Excerpted records:
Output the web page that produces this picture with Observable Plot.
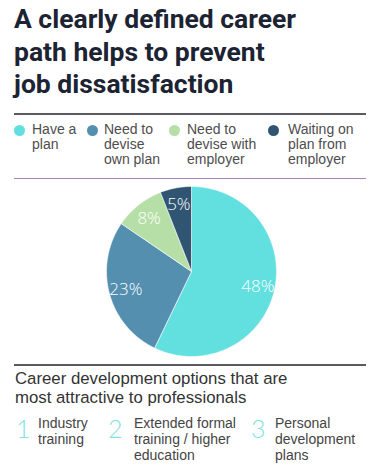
<!DOCTYPE html>
<html><head><meta charset="utf-8">
<script src="https://cdn.jsdelivr.net/npm/d3@7"></script>
<script src="https://cdn.jsdelivr.net/npm/@observablehq/plot@0.6"></script>
<style>
body{margin:0;background:#fff;width:377px;height:470px;position:relative;overflow:hidden;font-family:"Liberation Sans",Arial,sans-serif;}
.abs{position:absolute;}
#title{left:14px;top:4px;font-family:Roboto,sans-serif;font-weight:700;font-size:25px;line-height:32.5px;color:#1c2333;white-space:nowrap;transform-origin:0 0;}
.rule{position:absolute;left:14px;width:352px;}
.leg{position:absolute;top:122px;font-size:14px;line-height:15px;color:#4d4d4d;}
.dot{position:absolute;width:11px;height:11px;border-radius:50%;top:125px;}
#sub{left:15px;top:370px;font-size:16.8px;line-height:18.5px;color:#333;white-space:nowrap;}
.num{position:absolute;top:413px;font-family:Lato,Roboto,sans-serif;font-weight:300;font-size:25px;color:#7fe3e2;}
.opt{position:absolute;top:415px;font-size:14px;line-height:16px;color:#444;white-space:nowrap;}
#chart{position:absolute;left:0;top:180px;}
</style></head>
<body>
<div id="title" class="abs"></div>
<div class="rule" style="top:113px;height:2px;background:#5b5b5f"></div>
<div id="legend"></div>
<div class="rule" style="top:178px;height:1px;background:#a884b8"></div>
<div id="chart"></div>
<div class="rule" style="top:364px;height:2px;background:#5b5b5f"></div>
<div id="sub" class="abs"></div>
<div id="opts"></div>
<script>
const titleLines = ["A clearly defined career", "path helps to prevent", "job dissatisfaction"];
const categories = ["Have a plan", "Need to devise own plan", "Need to devise with employer", "Waiting on plan from employer"];
const legendLines = [["Have a","plan"],["Need to","devise","own plan"],["Need to","devise with","employer"],["Waiting on","plan from","employer"]];
const values = [48, 23, 8, 5];
const colors = ["#62e0df", "#548fb0", "#b6dfa7", "#2f5572"];
const subtitleLines = ["Career development options that are", "most attractive to professionals"];
const optionNumbers = ["1", "2", "3"];
const optionLines = [["Industry","training"],["Extended formal","training / higher","education"],["Personal","development","plans"]];

document.getElementById("title").innerHTML = titleLines.join("<br>");
document.getElementById("sub").innerHTML = subtitleLines.join("<br>");

const legX = [[14,32],[87,104],[169,187],[268,288]];
const legend = document.getElementById("legend");
categories.forEach((c,i)=>{
  const d = document.createElement("div"); d.className="dot"; d.style.left=legX[i][0]+"px"; d.style.background=colors[i]; legend.appendChild(d);
  const t = document.createElement("div"); t.className="leg"; t.style.left=legX[i][1]+"px"; t.innerHTML=legendLines[i].join("<br>"); legend.appendChild(t);
});

const optX = [[16,38],[108,134],[251,275]];
const opts = document.getElementById("opts");
optionNumbers.forEach((n,i)=>{
  const a = document.createElement("div"); a.className="num"; a.style.left=optX[i][0]+"px"; a.textContent=n; opts.appendChild(a);
  const b = document.createElement("div"); b.className="opt"; b.style.left=optX[i][1]+"px"; b.innerHTML=optionLines[i].join("<br>"); opts.appendChild(b);
});

const rows = categories.map((c,i)=>({key:c, value:values[i]}));
const arcs = d3.pie().sort(null).value(d=>d.value)(rows);
const pts = [];
arcs.forEach(a=>{
  const n = Math.max(2, Math.ceil((a.endAngle-a.startAngle)/0.01));
  pts.push({key:a.data.key, x:0, y:0});
  for(let i=0;i<=n;i++){const t=a.startAngle+(a.endAngle-a.startAngle)*i/n; pts.push({key:a.data.key, x:Math.sin(t), y:Math.cos(t)});}
  pts.push({key:a.data.key, x:0, y:0});
});
const labelR = 0.8;
const labels = arcs.map(a=>{const m=(a.startAngle+a.endAngle)/2; return {x:labelR*Math.sin(m), y:labelR*Math.cos(m), text:a.data.value+"%"};});

const plot = Plot.plot({
  width:377, height:182, marginLeft:106, marginRight:101, marginTop:6, marginBottom:6,
  style:{fontFamily:"'Open Sans',sans-serif", background:"transparent"},
  x:{domain:[-1,1], axis:null}, y:{domain:[-1,1], axis:null},
  color:{domain:categories, range:colors},
  marks:[
    Plot.line(pts,{x:"x",y:"y",z:"key",fill:"key",stroke:"white",strokeWidth:0.6,curve:"linear"}),
    Plot.text(labels,{x:"x",y:"y",text:"text",fill:"white",fontSize:17,fontWeight:300})
  ]
});
document.getElementById("chart").appendChild(plot);

const ti = document.getElementById("title");
const w = ti.getBoundingClientRect().width;
ti.style.transform = "scaleX(" + (282/w) + ")";
</script>
</body></html>
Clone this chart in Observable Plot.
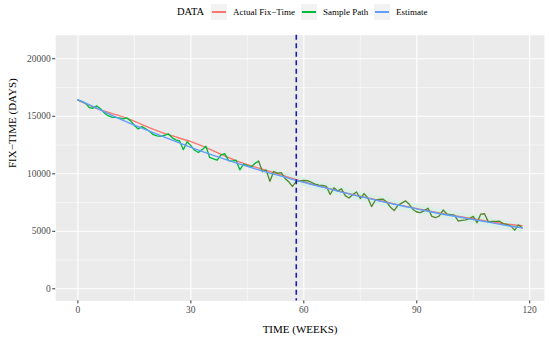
<!DOCTYPE html>
<html><head><meta charset="utf-8">
<script src="https://cdn.jsdelivr.net/npm/d3@7"></script>
<script src="https://cdn.jsdelivr.net/npm/@observablehq/plot@0.6"></script>
<style>
body{margin:0;background:#fff;font-family:"Liberation Serif",serif;}
#legend{position:relative;height:28px;width:550px;}
#legend span{position:absolute;white-space:nowrap;line-height:1;}
#legend .ttl{font-size:10.5px;color:#000;top:7px;}
#legend .lab{font-size:9px;color:#000;top:8px;}
#legend .key{width:16px;height:16px;background:#F2F2F2;top:4px;}
#legend .key i{position:absolute;left:1px;right:1px;top:7.3px;height:1.4px;}
g[aria-label="x-axis tick label"], g[aria-label="y-axis tick label"]{fill:#4d4d4d;}
g[aria-label="x-axis tick"], g[aria-label="y-axis tick"]{stroke:#333333;}
</style></head><body>
<div id="legend"></div>
<div id="chart"></div>
<script>
// ---- data ----
const seriesNames = ["Actual Fix\u2212Time", "Sample Path", "Estimate"];
const seriesColors = ["#F8766D", "#00BA38", "#619CFF"];
const legendTitle = "DATA";
const xTitle = "TIME (WEEKS)";
const yTitle = "FIX\u2212TIME (DAYS)";
const xTicks = [0, 30, 60, 90, 120];
const xMinor = [15, 45, 75, 105];
const yTicks = [0, 5000, 10000, 15000, 20000];
const yMinor = [2500, 7500, 12500, 17500];
const cutoffWeek = [58];
const splitWeek = 48;

// sample path, one value per week (week 0..118)
const sampleValues = [
16400,16300,16150,15750,15700,15900,15650,15300,15050,14920,
14900,14860,14780,14850,14600,14200,13900,14100,13900,13700,
13400,13300,13250,13350,13480,13150,12950,12850,12100,12780,
12450,12050,11850,12100,12400,11420,11300,11180,11650,11750,
11150,11100,11180,10350,10850,10720,10600,10900,11100,10200,
10320,9350,10200,10050,10100,9600,9300,8900,9350,9380,
9420,9400,9250,9100,9020,9000,8900,8200,8780,8500,
8700,8100,7900,8200,8420,7850,8280,7900,7150,7700,
7780,7800,7550,7100,6800,7250,7450,7650,7350,6900,
6680,6620,6800,7000,6300,6180,6350,6850,6500,6450,
6400,5900,5950,6000,6100,6300,5750,6500,6530,5820,
5860,5870,5880,5650,5600,5450,5100,5550,5300];

// smooth curves
const smoothWeeks   = [0,6,12,18,24,30,36,42,48,54,60,66,72,78,84,90,96,102,108,114,118];
const actualValues  = [16400,15550,14950,14150,13400,12800,12000,11150,10500,9900,9300,8780,8280,7830,7380,6980,6590,6250,5920,5620,5500];
const estimateValues= [16450,15550,14650,13850,13050,12300,11600,10950,10350,9800,9250,8750,8250,7800,7350,6950,6550,6200,5850,5500,5300];

// faint band around the estimate after the split
const bandWeeks = [48,54,60,66,72,78,84,90,96,102,108,114,118];
const bandLow   = [10150,9400,8850,8350,7850,7400,6950,6550,6150,5800,5450,5100,4900];
const bandHigh  = [10550,10200,9650,9150,8650,8200,7750,7350,6950,6600,6250,5900,5700];

// ---- tables ----
const sample = sampleValues.map((v, i) => ({week: i, value: v}));
const sampleA = sample.filter(d => d.week <= splitWeek);
const sampleB = sample.filter(d => d.week >= splitWeek);
const actual = smoothWeeks.map((w, i) => ({week: w, value: actualValues[i]}));
const estimate = smoothWeeks.map((w, i) => ({week: w, value: estimateValues[i]}));
const band = bandWeeks.map((w, i) => ({week: w, lo: bandLow[i], hi: bandHigh[i]}));

// ---- legend ----
const lg = document.getElementById("legend");
const legendLayout = [
  {cls: "ttl", left: 177, text: legendTitle},
  {cls: "key", left: 211, color: 0},
  {cls: "lab", left: 233, text: seriesNames[0]},
  {cls: "key", left: 301, color: 1},
  {cls: "lab", left: 323, text: seriesNames[1]},
  {cls: "key", left: 374, color: 2},
  {cls: "lab", left: 396, text: seriesNames[2]}
];
for (const it of legendLayout) {
  const s = document.createElement("span");
  s.className = it.cls;
  s.style.left = it.left + "px";
  if (it.cls === "key") {
    const i = document.createElement("i");
    i.style.background = seriesColors[it.color];
    s.appendChild(i);
  } else s.textContent = it.text;
  lg.appendChild(s);
}

// ---- plot ----
const plot = Plot.plot({
  width: 550, height: 314,
  marginTop: 6.7, marginBottom: 41.6, marginLeft: 55.2, marginRight: 6.1,
  style: {fontFamily: "'Liberation Serif', serif", background: "transparent", overflow: "visible"},
  x: {domain: [-5.9, 123.9], label: null},
  y: {domain: [-1050, 22050], label: null},
  marks: [
    Plot.frame({fill: "#EBEBEB", stroke: null}),
    Plot.ruleY(yMinor, {stroke: "#ffffff", strokeWidth: 0.55}),
    Plot.ruleX(xMinor, {stroke: "#ffffff", strokeWidth: 0.55}),
    Plot.ruleY(yTicks, {stroke: "#ffffff", strokeWidth: 1.1}),
    Plot.ruleX(xTicks, {stroke: "#ffffff", strokeWidth: 1.1}),
    Plot.areaY(band, {x: "week", y1: "lo", y2: "hi", fill: "#dcefe6", curve: "natural"}),
    Plot.line(actual, {x: "week", y: "value", stroke: seriesColors[0], strokeWidth: 1.35, curve: "natural"}),
    Plot.line(sampleA, {x: "week", y: "value", stroke: seriesColors[1], strokeWidth: 1.35}),
    Plot.line(sampleB, {x: "week", y: "value", stroke: "#55892f", strokeWidth: 1.35}),
    Plot.line(estimate, {x: "week", y: "value", stroke: seriesColors[2], strokeWidth: 1.35, curve: "natural"}),
    Plot.ruleX(cutoffWeek, {stroke: "#1c1ca8", strokeWidth: 1.6, strokeDasharray: "5,3.5"}),
    Plot.axisX({ticks: xTicks, tickSize: 3, tickPadding: 2, fontSize: 9.5, tickFormat: d => String(d)}),
    Plot.axisY({ticks: yTicks, tickSize: 3, tickPadding: 2, fontSize: 9.5, tickFormat: d => String(d)}),
    Plot.text([xTitle], {text: d => d, frameAnchor: "bottom", dy: 32.5, fontSize: 11, fill: "#000"}),
    Plot.text([yTitle], {text: d => d, frameAnchor: "left", dx: -43, rotate: -90, fontSize: 11, fill: "#000"})
  ]
});
document.getElementById("chart").appendChild(plot);
</script>
</body></html>
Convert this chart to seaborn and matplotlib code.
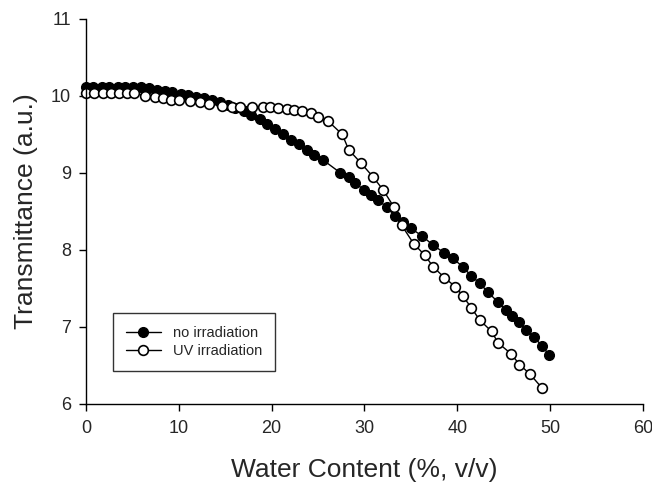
import matplotlib
matplotlib.use('Agg')
import matplotlib.pyplot as plt
import seaborn as sns
import pandas as pd

# Transmittance vs water content
no_irr_x = [0.0, 0.8, 1.7, 2.5, 3.4, 4.2, 5.1, 5.9, 6.8, 7.6, 8.5, 9.3, 10.2, 11.0,
            11.9, 12.7, 13.6, 14.4, 15.3, 16.1, 17.0, 17.8, 18.7, 19.5, 20.4, 21.2,
            22.1, 22.9, 23.8, 24.6, 25.5, 27.4, 28.3, 29.0, 29.9, 30.7, 31.5, 32.4,
            33.3, 34.1, 35.0, 36.2, 37.4, 38.6, 39.5, 40.6, 41.5, 42.4, 43.3, 44.4,
            45.2, 45.9, 46.6, 47.4, 48.3, 49.1, 49.9]
no_irr_y = [10.12, 10.12, 10.12, 10.12, 10.12, 10.12, 10.12, 10.11, 10.10, 10.08,
            10.06, 10.05, 10.03, 10.01, 9.99, 9.97, 9.94, 9.92, 9.88, 9.84, 9.80,
            9.75, 9.70, 9.64, 9.57, 9.50, 9.43, 9.37, 9.30, 9.23, 9.17, 9.00, 8.94,
            8.87, 8.78, 8.71, 8.65, 8.55, 8.44, 8.36, 8.28, 8.18, 8.06, 7.96, 7.89,
            7.78, 7.66, 7.57, 7.45, 7.32, 7.22, 7.14, 7.06, 6.96, 6.87, 6.75, 6.64]

uv_x = [0.0, 0.9, 1.8, 2.7, 3.6, 4.4, 5.2, 6.3, 7.4, 8.3, 9.2, 10.0, 11.2, 12.3,
        13.3, 14.6, 15.7, 16.6, 17.9, 19.1, 19.8, 20.7, 21.7, 22.4, 23.3, 24.2,
        25.0, 26.1, 27.6, 28.3, 29.6, 30.9, 32.0, 33.2, 34.0, 35.3, 36.5, 37.4,
        38.6, 39.8, 40.6, 41.5, 42.4, 43.7, 44.4, 45.8, 46.7, 47.8, 49.1]
uv_y = [10.04, 10.04, 10.04, 10.04, 10.04, 10.04, 10.04, 10.00, 9.98, 9.97, 9.95,
        9.94, 9.93, 9.92, 9.90, 9.87, 9.86, 9.86, 9.86, 9.86, 9.86, 9.84, 9.83,
        9.82, 9.80, 9.78, 9.73, 9.67, 9.50, 9.30, 9.13, 8.95, 8.78, 8.55, 8.32,
        8.08, 7.93, 7.78, 7.64, 7.52, 7.40, 7.25, 7.09, 6.94, 6.79, 6.65, 6.51,
        6.39, 6.21]

df_no = pd.DataFrame({'x': no_irr_x, 'y': no_irr_y})
df_uv = pd.DataFrame({'x': uv_x, 'y': uv_y})

sns.set_style('ticks')
plt.rcParams['font.family'] = ['Liberation Sans', 'DejaVu Sans']

fig = plt.figure(figsize=(6.52, 4.83), dpi=100)
ax = fig.add_axes([0.132, 0.164, 0.854, 0.797])

sns.lineplot(data=df_no, x='x', y='y', ax=ax, color='black', linewidth=1.0,
             marker='o', markersize=7, markerfacecolor='black',
             markeredgecolor='black', markeredgewidth=1.0,
             label='no irradiation', clip_on=False, sort=False)
sns.lineplot(data=df_uv, x='x', y='y', ax=ax, color='black', linewidth=1.0,
             marker='o', markersize=7, markerfacecolor='white',
             markeredgecolor='black', markeredgewidth=1.2,
             label='UV irradiation', clip_on=False, sort=False)

ax.set_xlim(0, 60)
ax.set_ylim(6, 11)
ax.set_xticks([0, 10, 20, 30, 40, 50, 60])
ax.set_yticks([6, 7, 8, 9, 10, 11])
ax.set_xlabel('Water Content (%, v/v)', fontsize=19, labelpad=15)
ax.set_ylabel('Transmittance (a.u.)', fontsize=19, labelpad=9)
ax.tick_params(labelsize=13, length=5, width=1, color='black', direction='out')
ax.tick_params(axis='x', pad=7)
ax.tick_params(axis='y', pad=6)
sns.despine(ax=ax)
for s in ['left', 'bottom']:
    ax.spines[s].set_color('black')
    ax.spines[s].set_linewidth(1.0)

leg = ax.legend(loc='lower left', bbox_to_anchor=(0.035, 0.065), fontsize=10.5,
                frameon=True, fancybox=False, edgecolor='black',
                handlelength=2.4, borderpad=0.9, labelspacing=0.3)
leg.get_frame().set_linewidth(1.0)

fig.savefig('out.png', dpi=100)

Instructions for the task: Start with the line that includes "Convert this chart" and finish with the line that includes "import pandas as pd": reproduce those lines exactly, nothing before or after, and omit any pictures.

Solution below:
Convert this chart to seaborn and matplotlib code.
import matplotlib
matplotlib.use('Agg')
import matplotlib.pyplot as plt
import seaborn as sns
import pandas as pd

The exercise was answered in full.